▸ **WRITTEN INSTRUCTION**: Transcribe every line exactly and omit anything that is a picture.

▸ **GIVEN INFORMATION**:

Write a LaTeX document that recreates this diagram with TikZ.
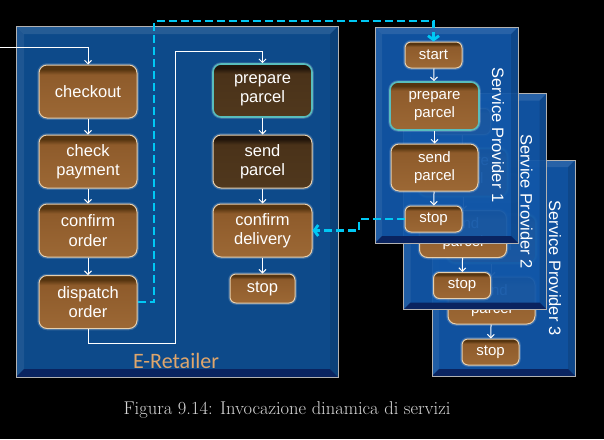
\documentclass[tikz,border=0pt]{standalone}
\usepackage{fontspec}
\usetikzlibrary{arrows.meta}
\newfontfamily\arialf{Liberation Sans}
\newfontfamily\calibf{Carlito}
\definecolor{eblue}{HTML}{0D4A8A}
\definecolor{spblue}{HTML}{1257A8}
\definecolor{navyb}{HTML}{0A2460}
\definecolor{cyanl}{HTML}{00C8F4}
\definecolor{tantext}{HTML}{DFA66C}
\definecolor{nborder}{HTML}{E6CFAE}
\definecolor{tealb}{HTML}{58BDBD}
\definecolor{brA}{HTML}{9C6835}
\definecolor{brB}{HTML}{8E5B2B}
\definecolor{brC}{HTML}{55340F}
\definecolor{dkA}{HTML}{50381D}
\definecolor{dkB}{HTML}{4A3219}
\definecolor{dkC}{HTML}{22150A}
\definecolor{capgray}{HTML}{D8D8D8}
\pgfdeclareverticalshading{brsh}{100bp}{color(0bp)=(brA); color(25bp)=(brA); color(66bp)=(brB); color(71bp)=(brC); color(100bp)=(brC)}
\pgfdeclareverticalshading{dksh}{100bp}{color(0bp)=(dkA); color(25bp)=(dkA); color(66bp)=(dkB); color(71bp)=(dkC); color(100bp)=(dkC)}
\newcommand\mybevel[7]{% x1 y1 x2 y2 colour opacity bevel
  \fill[#5,opacity=#6] (#1,#2) rectangle (#3,#4);
  \fill[white,opacity=0.10] (#1,#2) -- (#3,#2) -- (#3-#7,#2+#7) -- (#1+#7,#2+#7) -- cycle;
  \fill[white,opacity=0.07] (#1,#2) -- (#1+#7,#2+#7) -- (#1+#7,#4-#7) -- (#1,#4) -- cycle;
  \fill[black,opacity=0.12] (#3,#2) -- (#3,#4) -- (#3-#7,#4-#7) -- (#3-#7,#2+#7) -- cycle;
  \fill[navyb] (#1,#4) -- (#3,#4) -- (#3-#7,#4-#7) -- (#1+#7,#4-#7) -- cycle;
  \draw[gray!60,line width=0.8pt] (#1,#2) rectangle (#3,#4);
}
\tikzset{
  nodebase/.style={rounded corners=8pt, draw=nborder, line width=1pt, text=white,
    align=center, inner sep=0pt, font=\arialf\fontsize{16.5}{19.5}\selectfont,
    preaction={draw=white, draw opacity=0.18, line width=3.5pt}},
  brnode/.style={nodebase, shading=brsh},
  dknode/.style={nodebase, shading=dksh},
  spnode/.style={brnode, rounded corners=6pt, font=\arialf\fontsize{15}{18}\selectfont},
  tealed/.style={draw=tealb, line width=1.6pt},
  warr/.style={white, line width=1pt, -{Straight Barb[length=3.5pt,width=7pt]}},
  cyarr/.style={cyanl, line width=2.8pt, dash pattern=on 8pt off 4pt,
    -{Straight Barb[length=4pt,width=11pt]}},
  sptext/.style={text=white, rotate=-90, font=\arialf\fontsize{16.5}{19}\selectfont},
}
\newcommand\spgroup[3]{%
  \begin{scope}[shift={(#2,#3)}]
    \mybevel{375}{27}{518}{243}{spblue}{0.94}{7}
    \node[spnode, minimum width=57pt, minimum height=26pt] (start#1) at (433.5,55) {start};
    \node[spnode, tealed, rounded corners=8pt, minimum width=89pt, minimum height=48pt] (prep#1) at (434.5,106) {prepare\\parcel};
    \node[spnode, rounded corners=8pt, minimum width=87pt, minimum height=47pt] (send#1) at (434.5,167.5) {send\\parcel};
    \node[spnode, minimum width=57pt, minimum height=26pt] (stop#1) at (433.5,219) {stop};
    \draw[warr] (start#1) -- (prep#1);
    \draw[warr] (prep#1) -- (send#1);
    \draw[warr] (send#1) -- (stop#1);
    \node[sptext] (sptitle#1) at (498,135) {Service Provider #1};
  \end{scope}}
\begin{document}
\begin{tikzpicture}[x=1pt,y=-1pt]
\fill[black] (0,0) rectangle (604,439);
\useasboundingbox (0,0) rectangle (604,439);
% E-Retailer
\mybevel{16}{26}{338}{377}{eblue}{1}{8}
\node[text=tantext, font=\calibf\fontsize{22}{24}\selectfont] (etitle) at (176,361) {E-Retailer};
\node[brnode, minimum width=98pt, minimum height=53pt] (checkout) at (88,91.5) {checkout};
\node[brnode, minimum width=98pt, minimum height=53pt] (checkpay) at (88,161.5) {check\\payment};
\node[brnode, minimum width=98pt, minimum height=53pt] (confirm) at (88,230.5) {confirm\\order};
\node[brnode, minimum width=98pt, minimum height=53pt] (dispatch) at (88,302) {dispatch\\order};
\node[dknode, tealed, rounded corners=8pt, minimum width=99pt, minimum height=53pt] (prep) at (262.5,90.5) {prepare\\parcel};
\node[dknode, minimum width=99pt, minimum height=53pt] (send) at (262.5,161.5) {send\\parcel};
\node[brnode, minimum width=99pt, minimum height=53pt] (confdel) at (262.5,230.5) {confirm\\delivery};
\node[brnode, rounded corners=6pt, minimum width=65pt, minimum height=29pt] (stop) at (262.5,288.5) {stop};
\coordinate (in) at (0,47);
\draw[warr] (in) -| (checkout.north);
\draw[warr] (checkout) -- (checkpay);
\draw[warr] (checkpay) -- (confirm);
\draw[warr] (confirm) -- (dispatch);
\draw[warr] (dispatch.south) -- (88,343) -| (175,51) -| (prep.north);
\draw[warr] (prep) -- (send);
\draw[warr] (send) -- (confdel);
\draw[warr] (confdel) -- (stop);
% Service providers
\spgroup{3}{57}{133}
\spgroup{2}{28.5}{66.5}
\spgroup{1}{0}{0}
% dynamic invocation
\draw[cyarr] (dispatch.east) -| (154,21) -| (start1.north);
\draw[cyarr] (stop1.west) -| (359,230.5) -- (confdel.east);
% caption
\node[text=capgray, font=\fontsize{18.5}{21}\selectfont] (caption) at (287,410) {Figura 9.14: Invocazione dinamica di servizi};
\end{tikzpicture}
\end{document}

▸ **RESPONSE FOR THIS EXERCISE**:
Write a LaTeX document that recreates this diagram with TikZ.
\documentclass[tikz,border=0pt]{standalone}
\usepackage{fontspec}
\usetikzlibrary{arrows.meta}
\newfontfamily\arialf{Liberation Sans}
\newfontfamily\calibf{Carlito}
\definecolor{eblue}{HTML}{0D4A8A}
\definecolor{spblue}{HTML}{1257A8}
\definecolor{navyb}{HTML}{0A2460}
\definecolor{cyanl}{HTML}{00C8F4}
\definecolor{tantext}{HTML}{DFA66C}
\definecolor{nborder}{HTML}{E6CFAE}
\definecolor{tealb}{HTML}{58BDBD}
\definecolor{brA}{HTML}{9C6835}
\definecolor{brB}{HTML}{8E5B2B}
\definecolor{brC}{HTML}{55340F}
\definecolor{dkA}{HTML}{50381D}
\definecolor{dkB}{HTML}{4A3219}
\definecolor{dkC}{HTML}{22150A}
\definecolor{capgray}{HTML}{D8D8D8}
\pgfdeclareverticalshading{brsh}{100bp}{color(0bp)=(brA); color(25bp)=(brA); color(66bp)=(brB); color(71bp)=(brC); color(100bp)=(brC)}
\pgfdeclareverticalshading{dksh}{100bp}{color(0bp)=(dkA); color(25bp)=(dkA); color(66bp)=(dkB); color(71bp)=(dkC); color(100bp)=(dkC)}
\newcommand\mybevel[7]{% x1 y1 x2 y2 colour opacity bevel
  \fill[#5,opacity=#6] (#1,#2) rectangle (#3,#4);
  \fill[white,opacity=0.10] (#1,#2) -- (#3,#2) -- (#3-#7,#2+#7) -- (#1+#7,#2+#7) -- cycle;
  \fill[white,opacity=0.07] (#1,#2) -- (#1+#7,#2+#7) -- (#1+#7,#4-#7) -- (#1,#4) -- cycle;
  \fill[black,opacity=0.12] (#3,#2) -- (#3,#4) -- (#3-#7,#4-#7) -- (#3-#7,#2+#7) -- cycle;
  \fill[navyb] (#1,#4) -- (#3,#4) -- (#3-#7,#4-#7) -- (#1+#7,#4-#7) -- cycle;
  \draw[gray!60,line width=0.8pt] (#1,#2) rectangle (#3,#4);
}
\tikzset{
  nodebase/.style={rounded corners=8pt, draw=nborder, line width=1pt, text=white,
    align=center, inner sep=0pt, font=\arialf\fontsize{16.5}{19.5}\selectfont,
    preaction={draw=white, draw opacity=0.18, line width=3.5pt}},
  brnode/.style={nodebase, shading=brsh},
  dknode/.style={nodebase, shading=dksh},
  spnode/.style={brnode, rounded corners=6pt, font=\arialf\fontsize{15}{18}\selectfont},
  tealed/.style={draw=tealb, line width=1.6pt},
  warr/.style={white, line width=1pt, -{Straight Barb[length=3.5pt,width=7pt]}},
  cyarr/.style={cyanl, line width=2.8pt, dash pattern=on 8pt off 4pt,
    -{Straight Barb[length=4pt,width=11pt]}},
  sptext/.style={text=white, rotate=-90, font=\arialf\fontsize{16.5}{19}\selectfont},
}
\newcommand\spgroup[3]{%
  \begin{scope}[shift={(#2,#3)}]
    \mybevel{375}{27}{518}{243}{spblue}{0.94}{7}
    \node[spnode, minimum width=57pt, minimum height=26pt] (start#1) at (433.5,55) {start};
    \node[spnode, tealed, rounded corners=8pt, minimum width=89pt, minimum height=48pt] (prep#1) at (434.5,106) {prepare\\parcel};
    \node[spnode, rounded corners=8pt, minimum width=87pt, minimum height=47pt] (send#1) at (434.5,167.5) {send\\parcel};
    \node[spnode, minimum width=57pt, minimum height=26pt] (stop#1) at (433.5,219) {stop};
    \draw[warr] (start#1) -- (prep#1);
    \draw[warr] (prep#1) -- (send#1);
    \draw[warr] (send#1) -- (stop#1);
    \node[sptext] (sptitle#1) at (498,135) {Service Provider #1};
  \end{scope}}
\begin{document}
\begin{tikzpicture}[x=1pt,y=-1pt]
\fill[black] (0,0) rectangle (604,439);
\useasboundingbox (0,0) rectangle (604,439);
% E-Retailer
\mybevel{16}{26}{338}{377}{eblue}{1}{8}
\node[text=tantext, font=\calibf\fontsize{22}{24}\selectfont] (etitle) at (176,361) {E-Retailer};
\node[brnode, minimum width=98pt, minimum height=53pt] (checkout) at (88,91.5) {checkout};
\node[brnode, minimum width=98pt, minimum height=53pt] (checkpay) at (88,161.5) {check\\payment};
\node[brnode, minimum width=98pt, minimum height=53pt] (confirm) at (88,230.5) {confirm\\order};
\node[brnode, minimum width=98pt, minimum height=53pt] (dispatch) at (88,302) {dispatch\\order};
\node[dknode, tealed, rounded corners=8pt, minimum width=99pt, minimum height=53pt] (prep) at (262.5,90.5) {prepare\\parcel};
\node[dknode, minimum width=99pt, minimum height=53pt] (send) at (262.5,161.5) {send\\parcel};
\node[brnode, minimum width=99pt, minimum height=53pt] (confdel) at (262.5,230.5) {confirm\\delivery};
\node[brnode, rounded corners=6pt, minimum width=65pt, minimum height=29pt] (stop) at (262.5,288.5) {stop};
\coordinate (in) at (0,47);
\draw[warr] (in) -| (checkout.north);
\draw[warr] (checkout) -- (checkpay);
\draw[warr] (checkpay) -- (confirm);
\draw[warr] (confirm) -- (dispatch);
\draw[warr] (dispatch.south) -- (88,343) -| (175,51) -| (prep.north);
\draw[warr] (prep) -- (send);
\draw[warr] (send) -- (confdel);
\draw[warr] (confdel) -- (stop);
% Service providers
\spgroup{3}{57}{133}
\spgroup{2}{28.5}{66.5}
\spgroup{1}{0}{0}
% dynamic invocation
\draw[cyarr] (dispatch.east) -| (154,21) -| (start1.north);
\draw[cyarr] (stop1.west) -| (359,230.5) -- (confdel.east);
% caption
\node[text=capgray, font=\fontsize{18.5}{21}\selectfont] (caption) at (287,410) {Figura 9.14: Invocazione dinamica di servizi};
\end{tikzpicture}
\end{document}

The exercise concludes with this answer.